Irradiés de l’Île Longue : procès en appel à Rennes sur le cas d’un chaudronnier décédé d’un cancer
L’audience s’est tenue ce mercredi à la Cour d’appel de Rennes, suite à la décision du ministre de la Justice de faire appel de la décision du Tribunal des Affaires de Sécurité Sociale de Brest de mars 2017. Le TASS avait reconnu l’exposition aux radiations comme cause du décès d’un ancien ouvrier.
Durant 29 ans, entre 1974 et 2003, un chaudronnier qui travaillait dans les ateliers de l’île a été exposé aux rayons ionisants.
Suite à cette exposition de longue durée dans sa carrière professionnelle, il est décédé d’un cancer de l’œsophage le 3 octobre 2010. Il avait 57 ans.
Sa famille et ses anciens collègues, aidés par l’association Henri Pézerat, avaient décidé de faire reconnaître ce décès comme découlant de son travail, exposé aux rayons ionisants.
Un premier procès en mars 2017
En mars 2017, le TASS de Brest avait jugé « que le cancer de l’oesophage qui a entraîné le décès de Mr——— est en lien direct et essentiel avec une exposition professionnelle habituelle avec des rayonnements ionisants et avec d’autres agents cancérigènes et doit être pris en charge au titre de l’article L.461-1 de la Sécurité Sociale«
Cette décision du TASS avait été motivé par les arguments scientifiques d’Annie Thebaud-Mony, directrice de recherche honoraire à l’Institut national de la santé et de la recherche médicale (INSERM).
Ses travaux ont prouvé au tribunal que « le cancer de l’oesophage fait partie des maladies radio-induites inscrites dans la liste américaine des maladies professionnelles radio-induites et dans celle relative à la reconnaissance et à l’indemnisation des victimes des essais nucléaires français » selon le communiqué de l’association Henri Pézerat.
Un procès en appel ce 12 décembre
Mais la partie n’était pas gagnée pour autant. Le Ministère de la Défense a fait appel de la décision du TASS de Brest.

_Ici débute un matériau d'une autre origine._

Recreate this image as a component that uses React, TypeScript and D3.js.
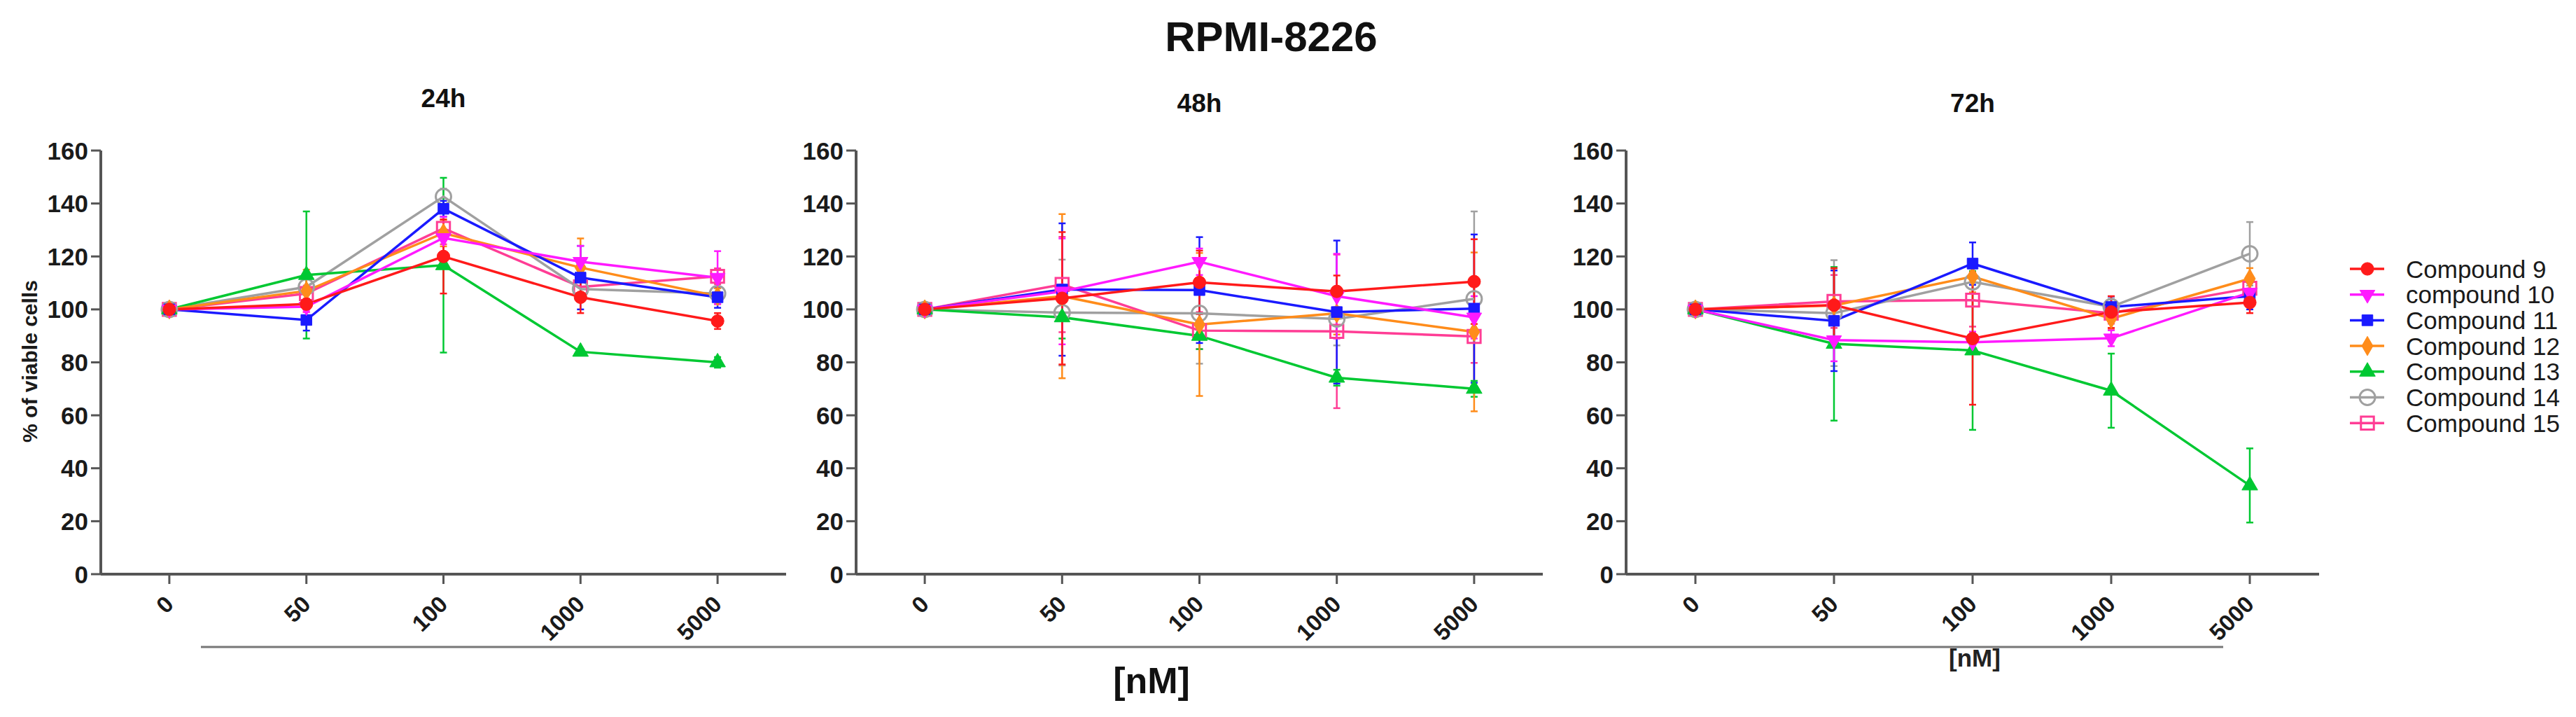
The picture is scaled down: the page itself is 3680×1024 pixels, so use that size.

Ce procès en appel s’est déroulé ce mercredi 12 décembre au matin. Face à l’absence de l’avocat de la Défense qui a laissé son dossier tel une plaidoirie écrite, l’audience s’est déroulée en accéléré. L’avocate de l’association a toutefois plaidé. La décision de la Cour d’appel a été mise en délibéré jusqu’au 30 janvier 2019.
Loin d’être un cas isolé
La bataille judiciaire continue. Depuis plusieurs années déjà, les anciens ouvriers ayant contracté des maladies graves tels cancers et lymphomes suspectent l’exposition aux radiations comme cause de leurs maladies.
L’Île Longue, en rade de Brest, accueille la base secrète des sous-marins nucléaires lanceurs d’engins de la Marine Française. Les missiles destinés à armer les sous-marins étaient entreposés sur place, exposant de fait les ouvriers aux rayons ionisants.
Dans la lutte pour la reconnaissance de ces problèmes de santé comme maladies professionnelles, les anciens ouvriers ont pu compter sur l’association Henri Pézerat. Cette dernière se définit comme une association qui « a pour but de créer et de faire vivre un réseau d’échanges d’expérience et d’aide aux luttes sociales concernant la santé des personnes en lien avec le travail et l’environnement. »
Elle les soutient dans leurs démarches judiciaires. Cela a payé en 2016, 13 anciens ouvriers ont reçu des indemnités.